→ EXERCISE OBJECTIVE:
Reproduce every record below exactly as written, leaving out any pictures.
>> start GIVEN RECORDS
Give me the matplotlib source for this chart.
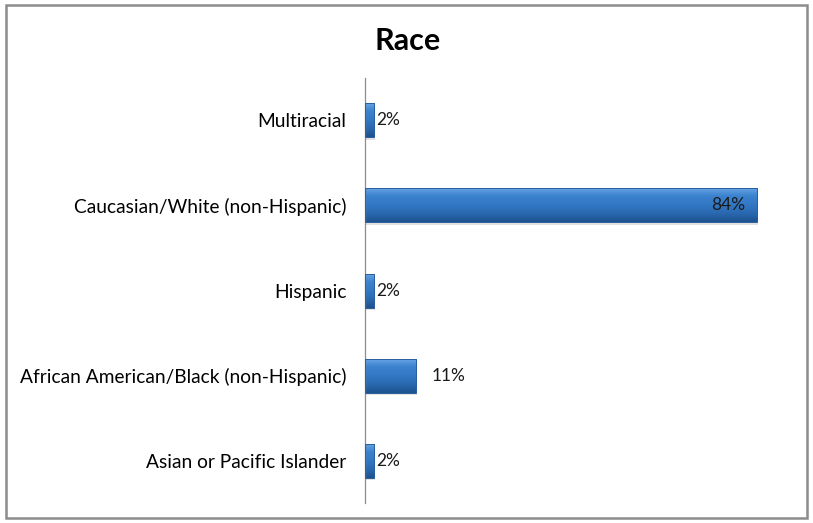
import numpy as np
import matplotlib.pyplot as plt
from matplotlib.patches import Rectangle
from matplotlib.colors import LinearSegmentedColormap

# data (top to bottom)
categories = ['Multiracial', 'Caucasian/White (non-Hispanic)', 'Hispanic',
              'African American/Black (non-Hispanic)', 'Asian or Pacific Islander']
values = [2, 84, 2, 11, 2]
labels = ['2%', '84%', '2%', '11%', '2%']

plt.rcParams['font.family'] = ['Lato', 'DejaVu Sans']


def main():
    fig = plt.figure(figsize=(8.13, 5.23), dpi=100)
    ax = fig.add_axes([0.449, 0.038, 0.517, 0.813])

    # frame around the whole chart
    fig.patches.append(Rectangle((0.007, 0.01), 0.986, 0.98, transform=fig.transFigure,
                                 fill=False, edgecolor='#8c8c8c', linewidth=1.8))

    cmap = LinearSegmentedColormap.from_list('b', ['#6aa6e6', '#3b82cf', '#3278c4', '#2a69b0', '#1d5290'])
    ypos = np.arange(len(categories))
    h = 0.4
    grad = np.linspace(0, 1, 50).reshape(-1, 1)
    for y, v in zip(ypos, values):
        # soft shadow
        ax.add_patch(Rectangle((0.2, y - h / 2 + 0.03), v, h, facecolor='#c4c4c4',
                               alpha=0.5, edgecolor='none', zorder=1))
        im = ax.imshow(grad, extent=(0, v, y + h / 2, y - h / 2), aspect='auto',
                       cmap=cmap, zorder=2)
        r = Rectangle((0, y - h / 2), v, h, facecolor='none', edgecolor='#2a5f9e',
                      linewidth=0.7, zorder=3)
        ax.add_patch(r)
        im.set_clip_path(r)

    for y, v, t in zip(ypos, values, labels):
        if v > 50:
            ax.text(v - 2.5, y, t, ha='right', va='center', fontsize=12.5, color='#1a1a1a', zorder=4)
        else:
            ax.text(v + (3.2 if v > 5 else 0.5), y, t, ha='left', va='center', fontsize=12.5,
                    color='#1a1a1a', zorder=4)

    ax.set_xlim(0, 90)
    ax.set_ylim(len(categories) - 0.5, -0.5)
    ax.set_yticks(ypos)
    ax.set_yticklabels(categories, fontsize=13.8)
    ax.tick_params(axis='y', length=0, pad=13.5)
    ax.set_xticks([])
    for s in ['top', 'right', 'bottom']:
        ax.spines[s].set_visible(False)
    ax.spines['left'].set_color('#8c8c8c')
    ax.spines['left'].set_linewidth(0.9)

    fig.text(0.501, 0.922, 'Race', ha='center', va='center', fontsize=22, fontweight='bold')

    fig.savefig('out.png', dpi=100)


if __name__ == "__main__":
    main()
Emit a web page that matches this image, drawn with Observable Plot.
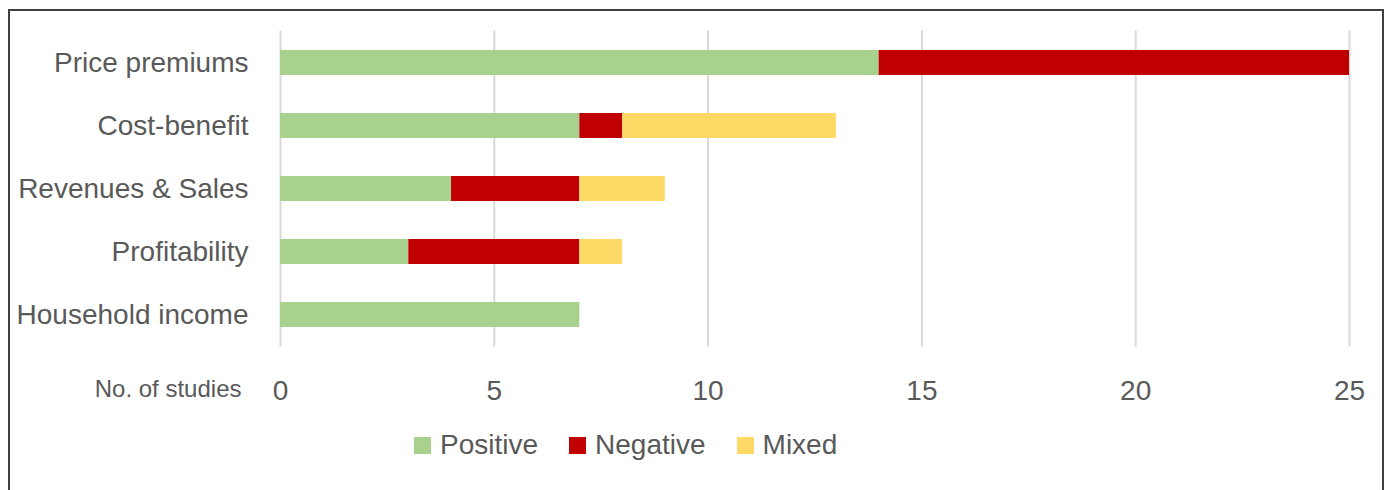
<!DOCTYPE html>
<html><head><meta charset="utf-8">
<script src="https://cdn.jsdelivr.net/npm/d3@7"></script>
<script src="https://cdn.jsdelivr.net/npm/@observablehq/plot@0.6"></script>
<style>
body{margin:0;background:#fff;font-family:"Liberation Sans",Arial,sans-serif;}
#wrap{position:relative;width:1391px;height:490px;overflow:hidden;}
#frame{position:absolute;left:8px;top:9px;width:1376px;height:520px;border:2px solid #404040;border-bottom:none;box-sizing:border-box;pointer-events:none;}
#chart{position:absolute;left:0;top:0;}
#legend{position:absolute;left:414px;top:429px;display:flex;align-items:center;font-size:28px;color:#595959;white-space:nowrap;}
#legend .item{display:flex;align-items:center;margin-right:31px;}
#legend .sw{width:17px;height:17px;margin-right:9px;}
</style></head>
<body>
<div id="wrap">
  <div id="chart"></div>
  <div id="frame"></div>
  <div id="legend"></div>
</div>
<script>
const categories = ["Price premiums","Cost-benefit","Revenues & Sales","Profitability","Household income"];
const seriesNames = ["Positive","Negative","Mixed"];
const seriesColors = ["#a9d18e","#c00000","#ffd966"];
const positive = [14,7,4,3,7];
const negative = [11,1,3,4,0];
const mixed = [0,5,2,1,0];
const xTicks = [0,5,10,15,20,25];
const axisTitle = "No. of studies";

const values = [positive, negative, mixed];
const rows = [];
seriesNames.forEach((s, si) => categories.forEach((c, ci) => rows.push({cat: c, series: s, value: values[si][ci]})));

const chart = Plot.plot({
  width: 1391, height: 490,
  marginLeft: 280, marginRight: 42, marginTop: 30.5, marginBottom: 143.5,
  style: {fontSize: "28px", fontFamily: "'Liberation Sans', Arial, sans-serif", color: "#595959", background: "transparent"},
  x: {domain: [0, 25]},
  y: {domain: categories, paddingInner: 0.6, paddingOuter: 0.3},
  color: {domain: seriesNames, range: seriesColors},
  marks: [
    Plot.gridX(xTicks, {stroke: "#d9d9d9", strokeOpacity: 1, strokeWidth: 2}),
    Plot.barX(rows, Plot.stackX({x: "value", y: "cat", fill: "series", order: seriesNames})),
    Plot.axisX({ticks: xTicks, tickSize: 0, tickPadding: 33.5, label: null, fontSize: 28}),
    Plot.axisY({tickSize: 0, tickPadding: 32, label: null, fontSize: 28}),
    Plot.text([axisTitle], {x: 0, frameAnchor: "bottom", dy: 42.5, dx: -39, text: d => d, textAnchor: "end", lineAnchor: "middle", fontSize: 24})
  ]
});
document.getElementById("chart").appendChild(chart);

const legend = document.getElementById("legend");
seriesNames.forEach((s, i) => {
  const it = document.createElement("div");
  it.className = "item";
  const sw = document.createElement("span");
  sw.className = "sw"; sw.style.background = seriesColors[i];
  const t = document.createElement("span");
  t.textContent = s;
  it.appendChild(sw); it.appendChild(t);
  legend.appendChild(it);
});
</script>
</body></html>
>> end GIVEN RECORDS
→ ANSWER TO THE EXERCISE:
Give me the matplotlib source for this chart.
import numpy as np
import matplotlib.pyplot as plt
from matplotlib.patches import Rectangle
from matplotlib.colors import LinearSegmentedColormap

# data (top to bottom)
categories = ['Multiracial', 'Caucasian/White (non-Hispanic)', 'Hispanic',
              'African American/Black (non-Hispanic)', 'Asian or Pacific Islander']
values = [2, 84, 2, 11, 2]
labels = ['2%', '84%', '2%', '11%', '2%']

plt.rcParams['font.family'] = ['Lato', 'DejaVu Sans']


def main():
    fig = plt.figure(figsize=(8.13, 5.23), dpi=100)
    ax = fig.add_axes([0.449, 0.038, 0.517, 0.813])

    # frame around the whole chart
    fig.patches.append(Rectangle((0.007, 0.01), 0.986, 0.98, transform=fig.transFigure,
                                 fill=False, edgecolor='#8c8c8c', linewidth=1.8))

    cmap = LinearSegmentedColormap.from_list('b', ['#6aa6e6', '#3b82cf', '#3278c4', '#2a69b0', '#1d5290'])
    ypos = np.arange(len(categories))
    h = 0.4
    grad = np.linspace(0, 1, 50).reshape(-1, 1)
    for y, v in zip(ypos, values):
        # soft shadow
        ax.add_patch(Rectangle((0.2, y - h / 2 + 0.03), v, h, facecolor='#c4c4c4',
                               alpha=0.5, edgecolor='none', zorder=1))
        im = ax.imshow(grad, extent=(0, v, y + h / 2, y - h / 2), aspect='auto',
                       cmap=cmap, zorder=2)
        r = Rectangle((0, y - h / 2), v, h, facecolor='none', edgecolor='#2a5f9e',
                      linewidth=0.7, zorder=3)
        ax.add_patch(r)
        im.set_clip_path(r)

    for y, v, t in zip(ypos, values, labels):
        if v > 50:
            ax.text(v - 2.5, y, t, ha='right', va='center', fontsize=12.5, color='#1a1a1a', zorder=4)
        else:
            ax.text(v + (3.2 if v > 5 else 0.5), y, t, ha='left', va='center', fontsize=12.5,
                    color='#1a1a1a', zorder=4)

    ax.set_xlim(0, 90)
    ax.set_ylim(len(categories) - 0.5, -0.5)
    ax.set_yticks(ypos)
    ax.set_yticklabels(categories, fontsize=13.8)
    ax.tick_params(axis='y', length=0, pad=13.5)
    ax.set_xticks([])
    for s in ['top', 'right', 'bottom']:
        ax.spines[s].set_visible(False)
    ax.spines['left'].set_color('#8c8c8c')
    ax.spines['left'].set_linewidth(0.9)

    fig.text(0.501, 0.922, 'Race', ha='center', va='center', fontsize=22, fontweight='bold')

    fig.savefig('out.png', dpi=100)


if __name__ == "__main__":
    main()
Emit a web page that matches this image, drawn with Observable Plot.
<!DOCTYPE html>
<html><head><meta charset="utf-8">
<script src="https://cdn.jsdelivr.net/npm/d3@7"></script>
<script src="https://cdn.jsdelivr.net/npm/@observablehq/plot@0.6"></script>
<style>
body{margin:0;background:#fff;font-family:"Liberation Sans",Arial,sans-serif;}
#wrap{position:relative;width:1391px;height:490px;overflow:hidden;}
#frame{position:absolute;left:8px;top:9px;width:1376px;height:520px;border:2px solid #404040;border-bottom:none;box-sizing:border-box;pointer-events:none;}
#chart{position:absolute;left:0;top:0;}
#legend{position:absolute;left:414px;top:429px;display:flex;align-items:center;font-size:28px;color:#595959;white-space:nowrap;}
#legend .item{display:flex;align-items:center;margin-right:31px;}
#legend .sw{width:17px;height:17px;margin-right:9px;}
</style></head>
<body>
<div id="wrap">
  <div id="chart"></div>
  <div id="frame"></div>
  <div id="legend"></div>
</div>
<script>
const categories = ["Price premiums","Cost-benefit","Revenues & Sales","Profitability","Household income"];
const seriesNames = ["Positive","Negative","Mixed"];
const seriesColors = ["#a9d18e","#c00000","#ffd966"];
const positive = [14,7,4,3,7];
const negative = [11,1,3,4,0];
const mixed = [0,5,2,1,0];
const xTicks = [0,5,10,15,20,25];
const axisTitle = "No. of studies";

const values = [positive, negative, mixed];
const rows = [];
seriesNames.forEach((s, si) => categories.forEach((c, ci) => rows.push({cat: c, series: s, value: values[si][ci]})));

const chart = Plot.plot({
  width: 1391, height: 490,
  marginLeft: 280, marginRight: 42, marginTop: 30.5, marginBottom: 143.5,
  style: {fontSize: "28px", fontFamily: "'Liberation Sans', Arial, sans-serif", color: "#595959", background: "transparent"},
  x: {domain: [0, 25]},
  y: {domain: categories, paddingInner: 0.6, paddingOuter: 0.3},
  color: {domain: seriesNames, range: seriesColors},
  marks: [
    Plot.gridX(xTicks, {stroke: "#d9d9d9", strokeOpacity: 1, strokeWidth: 2}),
    Plot.barX(rows, Plot.stackX({x: "value", y: "cat", fill: "series", order: seriesNames})),
    Plot.axisX({ticks: xTicks, tickSize: 0, tickPadding: 33.5, label: null, fontSize: 28}),
    Plot.axisY({tickSize: 0, tickPadding: 32, label: null, fontSize: 28}),
    Plot.text([axisTitle], {x: 0, frameAnchor: "bottom", dy: 42.5, dx: -39, text: d => d, textAnchor: "end", lineAnchor: "middle", fontSize: 24})
  ]
});
document.getElementById("chart").appendChild(chart);

const legend = document.getElementById("legend");
seriesNames.forEach((s, i) => {
  const it = document.createElement("div");
  it.className = "item";
  const sw = document.createElement("span");
  sw.className = "sw"; sw.style.background = seriesColors[i];
  const t = document.createElement("span");
  t.textContent = s;
  it.appendChild(sw); it.appendChild(t);
  legend.appendChild(it);
});
</script>
</body></html>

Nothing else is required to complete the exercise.